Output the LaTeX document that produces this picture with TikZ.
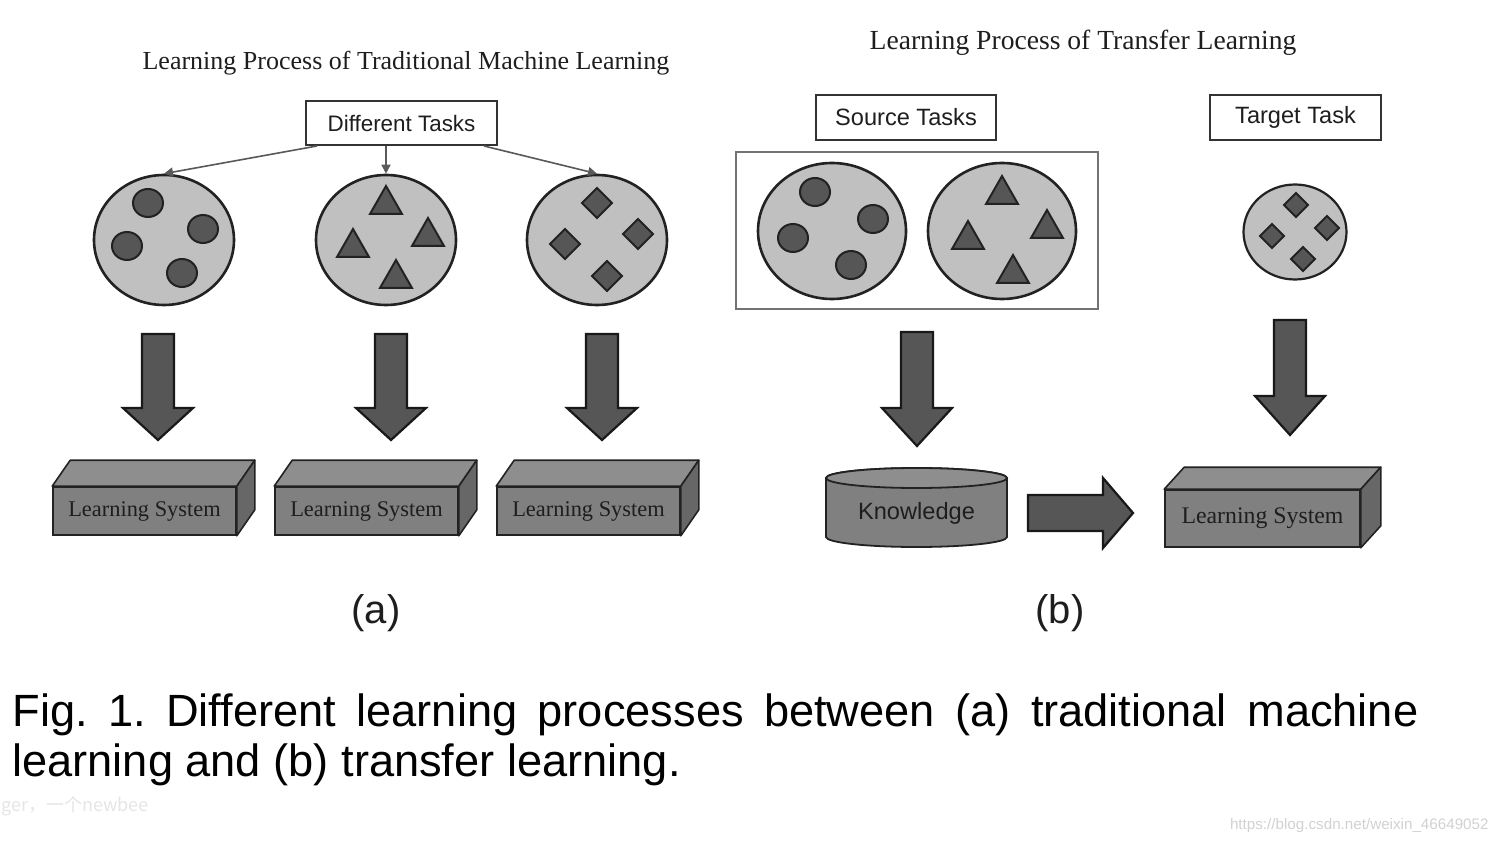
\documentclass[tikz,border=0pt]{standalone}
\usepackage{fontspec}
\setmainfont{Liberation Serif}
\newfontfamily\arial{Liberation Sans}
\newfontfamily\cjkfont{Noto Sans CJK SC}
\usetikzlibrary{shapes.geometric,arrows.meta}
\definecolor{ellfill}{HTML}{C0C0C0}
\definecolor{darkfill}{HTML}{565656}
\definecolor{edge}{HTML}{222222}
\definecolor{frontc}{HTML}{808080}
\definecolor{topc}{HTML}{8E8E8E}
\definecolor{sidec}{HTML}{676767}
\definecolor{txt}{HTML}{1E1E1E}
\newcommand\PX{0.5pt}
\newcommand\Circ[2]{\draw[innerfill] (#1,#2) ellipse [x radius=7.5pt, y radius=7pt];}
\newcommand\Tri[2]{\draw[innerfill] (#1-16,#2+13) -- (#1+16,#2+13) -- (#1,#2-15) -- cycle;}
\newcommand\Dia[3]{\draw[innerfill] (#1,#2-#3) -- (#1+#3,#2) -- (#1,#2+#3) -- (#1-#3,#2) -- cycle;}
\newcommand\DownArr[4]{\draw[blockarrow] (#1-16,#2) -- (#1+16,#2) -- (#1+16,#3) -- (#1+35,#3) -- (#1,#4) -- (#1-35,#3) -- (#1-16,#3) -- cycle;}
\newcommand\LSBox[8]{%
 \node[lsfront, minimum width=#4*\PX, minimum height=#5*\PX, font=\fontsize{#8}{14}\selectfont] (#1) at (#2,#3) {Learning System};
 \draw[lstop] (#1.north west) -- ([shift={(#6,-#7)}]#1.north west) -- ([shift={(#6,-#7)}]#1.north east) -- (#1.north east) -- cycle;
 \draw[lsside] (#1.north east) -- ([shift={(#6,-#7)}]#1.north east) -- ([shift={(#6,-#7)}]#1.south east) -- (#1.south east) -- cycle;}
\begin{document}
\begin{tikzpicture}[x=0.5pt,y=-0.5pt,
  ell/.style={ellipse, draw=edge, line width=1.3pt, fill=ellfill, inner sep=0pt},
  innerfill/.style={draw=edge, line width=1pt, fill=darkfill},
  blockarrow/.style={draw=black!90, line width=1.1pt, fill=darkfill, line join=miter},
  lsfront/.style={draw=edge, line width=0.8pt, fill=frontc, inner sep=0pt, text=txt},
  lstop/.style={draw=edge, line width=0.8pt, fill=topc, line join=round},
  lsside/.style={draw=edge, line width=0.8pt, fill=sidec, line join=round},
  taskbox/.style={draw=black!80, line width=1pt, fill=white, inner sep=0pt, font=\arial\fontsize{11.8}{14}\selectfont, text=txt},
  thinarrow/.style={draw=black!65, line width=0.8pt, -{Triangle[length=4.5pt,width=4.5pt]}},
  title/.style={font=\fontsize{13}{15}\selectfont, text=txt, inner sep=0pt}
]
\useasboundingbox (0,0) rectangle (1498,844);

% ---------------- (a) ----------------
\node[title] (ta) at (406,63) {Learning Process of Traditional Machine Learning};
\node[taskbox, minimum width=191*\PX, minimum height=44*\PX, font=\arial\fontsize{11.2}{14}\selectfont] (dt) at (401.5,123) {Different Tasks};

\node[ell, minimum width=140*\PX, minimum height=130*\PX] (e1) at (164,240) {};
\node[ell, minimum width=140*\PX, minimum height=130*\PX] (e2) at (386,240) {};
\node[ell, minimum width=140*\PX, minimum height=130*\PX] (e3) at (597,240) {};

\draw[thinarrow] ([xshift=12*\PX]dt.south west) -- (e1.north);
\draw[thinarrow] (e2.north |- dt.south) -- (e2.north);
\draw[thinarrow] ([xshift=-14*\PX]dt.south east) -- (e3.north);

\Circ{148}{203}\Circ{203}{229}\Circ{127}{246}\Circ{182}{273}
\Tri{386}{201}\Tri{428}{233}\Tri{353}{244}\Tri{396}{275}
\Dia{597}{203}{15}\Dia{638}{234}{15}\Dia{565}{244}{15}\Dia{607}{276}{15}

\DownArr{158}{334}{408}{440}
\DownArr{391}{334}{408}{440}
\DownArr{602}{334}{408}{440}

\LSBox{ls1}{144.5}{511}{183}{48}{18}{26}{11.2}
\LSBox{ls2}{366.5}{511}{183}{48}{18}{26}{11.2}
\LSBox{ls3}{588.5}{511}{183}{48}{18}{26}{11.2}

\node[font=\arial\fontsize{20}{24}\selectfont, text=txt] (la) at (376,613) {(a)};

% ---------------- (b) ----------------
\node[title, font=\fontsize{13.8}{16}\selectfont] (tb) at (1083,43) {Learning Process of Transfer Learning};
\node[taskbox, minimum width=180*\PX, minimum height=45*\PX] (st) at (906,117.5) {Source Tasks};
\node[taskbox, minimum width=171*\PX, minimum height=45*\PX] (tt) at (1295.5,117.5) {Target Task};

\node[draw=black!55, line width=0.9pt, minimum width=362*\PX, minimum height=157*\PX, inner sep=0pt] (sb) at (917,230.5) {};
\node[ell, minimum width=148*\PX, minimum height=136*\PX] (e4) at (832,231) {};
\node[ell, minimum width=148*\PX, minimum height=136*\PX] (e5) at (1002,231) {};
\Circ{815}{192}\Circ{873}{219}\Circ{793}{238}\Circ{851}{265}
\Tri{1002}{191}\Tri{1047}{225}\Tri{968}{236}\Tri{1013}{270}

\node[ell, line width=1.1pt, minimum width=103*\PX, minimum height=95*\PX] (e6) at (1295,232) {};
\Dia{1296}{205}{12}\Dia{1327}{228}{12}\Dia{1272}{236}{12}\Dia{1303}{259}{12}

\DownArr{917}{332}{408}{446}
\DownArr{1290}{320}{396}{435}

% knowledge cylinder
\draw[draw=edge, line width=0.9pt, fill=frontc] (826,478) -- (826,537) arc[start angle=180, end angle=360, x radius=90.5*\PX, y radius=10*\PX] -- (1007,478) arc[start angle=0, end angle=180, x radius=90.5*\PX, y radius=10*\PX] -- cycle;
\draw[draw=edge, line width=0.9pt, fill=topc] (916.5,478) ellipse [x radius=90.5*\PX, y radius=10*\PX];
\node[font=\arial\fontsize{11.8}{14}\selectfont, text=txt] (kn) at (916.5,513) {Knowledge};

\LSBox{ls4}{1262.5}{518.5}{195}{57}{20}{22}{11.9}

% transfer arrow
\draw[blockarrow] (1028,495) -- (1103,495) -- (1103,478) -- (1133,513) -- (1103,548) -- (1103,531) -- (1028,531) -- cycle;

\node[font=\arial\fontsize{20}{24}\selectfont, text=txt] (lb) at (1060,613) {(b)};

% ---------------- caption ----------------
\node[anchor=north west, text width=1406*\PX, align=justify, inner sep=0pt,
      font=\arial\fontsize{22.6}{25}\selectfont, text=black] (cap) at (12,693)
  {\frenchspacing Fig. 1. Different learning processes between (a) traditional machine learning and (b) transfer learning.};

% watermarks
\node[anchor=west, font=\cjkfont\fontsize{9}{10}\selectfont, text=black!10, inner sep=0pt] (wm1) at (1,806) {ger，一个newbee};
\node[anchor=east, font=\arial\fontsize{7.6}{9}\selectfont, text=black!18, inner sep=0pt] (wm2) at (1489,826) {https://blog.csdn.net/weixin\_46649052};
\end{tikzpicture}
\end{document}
========================================================================
■ **Exercise details**
Would you return the data exactly as written, without the pictures?

■ **The output**
Output the LaTeX document that produces this picture with TikZ.
\documentclass[tikz,border=0pt]{standalone}
\usepackage{fontspec}
\setmainfont{Liberation Serif}
\newfontfamily\arial{Liberation Sans}
\newfontfamily\cjkfont{Noto Sans CJK SC}
\usetikzlibrary{shapes.geometric,arrows.meta}
\definecolor{ellfill}{HTML}{C0C0C0}
\definecolor{darkfill}{HTML}{565656}
\definecolor{edge}{HTML}{222222}
\definecolor{frontc}{HTML}{808080}
\definecolor{topc}{HTML}{8E8E8E}
\definecolor{sidec}{HTML}{676767}
\definecolor{txt}{HTML}{1E1E1E}
\newcommand\PX{0.5pt}
\newcommand\Circ[2]{\draw[innerfill] (#1,#2) ellipse [x radius=7.5pt, y radius=7pt];}
\newcommand\Tri[2]{\draw[innerfill] (#1-16,#2+13) -- (#1+16,#2+13) -- (#1,#2-15) -- cycle;}
\newcommand\Dia[3]{\draw[innerfill] (#1,#2-#3) -- (#1+#3,#2) -- (#1,#2+#3) -- (#1-#3,#2) -- cycle;}
\newcommand\DownArr[4]{\draw[blockarrow] (#1-16,#2) -- (#1+16,#2) -- (#1+16,#3) -- (#1+35,#3) -- (#1,#4) -- (#1-35,#3) -- (#1-16,#3) -- cycle;}
\newcommand\LSBox[8]{%
 \node[lsfront, minimum width=#4*\PX, minimum height=#5*\PX, font=\fontsize{#8}{14}\selectfont] (#1) at (#2,#3) {Learning System};
 \draw[lstop] (#1.north west) -- ([shift={(#6,-#7)}]#1.north west) -- ([shift={(#6,-#7)}]#1.north east) -- (#1.north east) -- cycle;
 \draw[lsside] (#1.north east) -- ([shift={(#6,-#7)}]#1.north east) -- ([shift={(#6,-#7)}]#1.south east) -- (#1.south east) -- cycle;}
\begin{document}
\begin{tikzpicture}[x=0.5pt,y=-0.5pt,
  ell/.style={ellipse, draw=edge, line width=1.3pt, fill=ellfill, inner sep=0pt},
  innerfill/.style={draw=edge, line width=1pt, fill=darkfill},
  blockarrow/.style={draw=black!90, line width=1.1pt, fill=darkfill, line join=miter},
  lsfront/.style={draw=edge, line width=0.8pt, fill=frontc, inner sep=0pt, text=txt},
  lstop/.style={draw=edge, line width=0.8pt, fill=topc, line join=round},
  lsside/.style={draw=edge, line width=0.8pt, fill=sidec, line join=round},
  taskbox/.style={draw=black!80, line width=1pt, fill=white, inner sep=0pt, font=\arial\fontsize{11.8}{14}\selectfont, text=txt},
  thinarrow/.style={draw=black!65, line width=0.8pt, -{Triangle[length=4.5pt,width=4.5pt]}},
  title/.style={font=\fontsize{13}{15}\selectfont, text=txt, inner sep=0pt}
]
\useasboundingbox (0,0) rectangle (1498,844);

% ---------------- (a) ----------------
\node[title] (ta) at (406,63) {Learning Process of Traditional Machine Learning};
\node[taskbox, minimum width=191*\PX, minimum height=44*\PX, font=\arial\fontsize{11.2}{14}\selectfont] (dt) at (401.5,123) {Different Tasks};

\node[ell, minimum width=140*\PX, minimum height=130*\PX] (e1) at (164,240) {};
\node[ell, minimum width=140*\PX, minimum height=130*\PX] (e2) at (386,240) {};
\node[ell, minimum width=140*\PX, minimum height=130*\PX] (e3) at (597,240) {};

\draw[thinarrow] ([xshift=12*\PX]dt.south west) -- (e1.north);
\draw[thinarrow] (e2.north |- dt.south) -- (e2.north);
\draw[thinarrow] ([xshift=-14*\PX]dt.south east) -- (e3.north);

\Circ{148}{203}\Circ{203}{229}\Circ{127}{246}\Circ{182}{273}
\Tri{386}{201}\Tri{428}{233}\Tri{353}{244}\Tri{396}{275}
\Dia{597}{203}{15}\Dia{638}{234}{15}\Dia{565}{244}{15}\Dia{607}{276}{15}

\DownArr{158}{334}{408}{440}
\DownArr{391}{334}{408}{440}
\DownArr{602}{334}{408}{440}

\LSBox{ls1}{144.5}{511}{183}{48}{18}{26}{11.2}
\LSBox{ls2}{366.5}{511}{183}{48}{18}{26}{11.2}
\LSBox{ls3}{588.5}{511}{183}{48}{18}{26}{11.2}

\node[font=\arial\fontsize{20}{24}\selectfont, text=txt] (la) at (376,613) {(a)};

% ---------------- (b) ----------------
\node[title, font=\fontsize{13.8}{16}\selectfont] (tb) at (1083,43) {Learning Process of Transfer Learning};
\node[taskbox, minimum width=180*\PX, minimum height=45*\PX] (st) at (906,117.5) {Source Tasks};
\node[taskbox, minimum width=171*\PX, minimum height=45*\PX] (tt) at (1295.5,117.5) {Target Task};

\node[draw=black!55, line width=0.9pt, minimum width=362*\PX, minimum height=157*\PX, inner sep=0pt] (sb) at (917,230.5) {};
\node[ell, minimum width=148*\PX, minimum height=136*\PX] (e4) at (832,231) {};
\node[ell, minimum width=148*\PX, minimum height=136*\PX] (e5) at (1002,231) {};
\Circ{815}{192}\Circ{873}{219}\Circ{793}{238}\Circ{851}{265}
\Tri{1002}{191}\Tri{1047}{225}\Tri{968}{236}\Tri{1013}{270}

\node[ell, line width=1.1pt, minimum width=103*\PX, minimum height=95*\PX] (e6) at (1295,232) {};
\Dia{1296}{205}{12}\Dia{1327}{228}{12}\Dia{1272}{236}{12}\Dia{1303}{259}{12}

\DownArr{917}{332}{408}{446}
\DownArr{1290}{320}{396}{435}

% knowledge cylinder
\draw[draw=edge, line width=0.9pt, fill=frontc] (826,478) -- (826,537) arc[start angle=180, end angle=360, x radius=90.5*\PX, y radius=10*\PX] -- (1007,478) arc[start angle=0, end angle=180, x radius=90.5*\PX, y radius=10*\PX] -- cycle;
\draw[draw=edge, line width=0.9pt, fill=topc] (916.5,478) ellipse [x radius=90.5*\PX, y radius=10*\PX];
\node[font=\arial\fontsize{11.8}{14}\selectfont, text=txt] (kn) at (916.5,513) {Knowledge};

\LSBox{ls4}{1262.5}{518.5}{195}{57}{20}{22}{11.9}

% transfer arrow
\draw[blockarrow] (1028,495) -- (1103,495) -- (1103,478) -- (1133,513) -- (1103,548) -- (1103,531) -- (1028,531) -- cycle;

\node[font=\arial\fontsize{20}{24}\selectfont, text=txt] (lb) at (1060,613) {(b)};

% ---------------- caption ----------------
\node[anchor=north west, text width=1406*\PX, align=justify, inner sep=0pt,
      font=\arial\fontsize{22.6}{25}\selectfont, text=black] (cap) at (12,693)
  {\frenchspacing Fig. 1. Different learning processes between (a) traditional machine learning and (b) transfer learning.};

% watermarks
\node[anchor=west, font=\cjkfont\fontsize{9}{10}\selectfont, text=black!10, inner sep=0pt] (wm1) at (1,806) {ger，一个newbee};
\node[anchor=east, font=\arial\fontsize{7.6}{9}\selectfont, text=black!18, inner sep=0pt] (wm2) at (1489,826) {https://blog.csdn.net/weixin\_46649052};
\end{tikzpicture}
\end{document}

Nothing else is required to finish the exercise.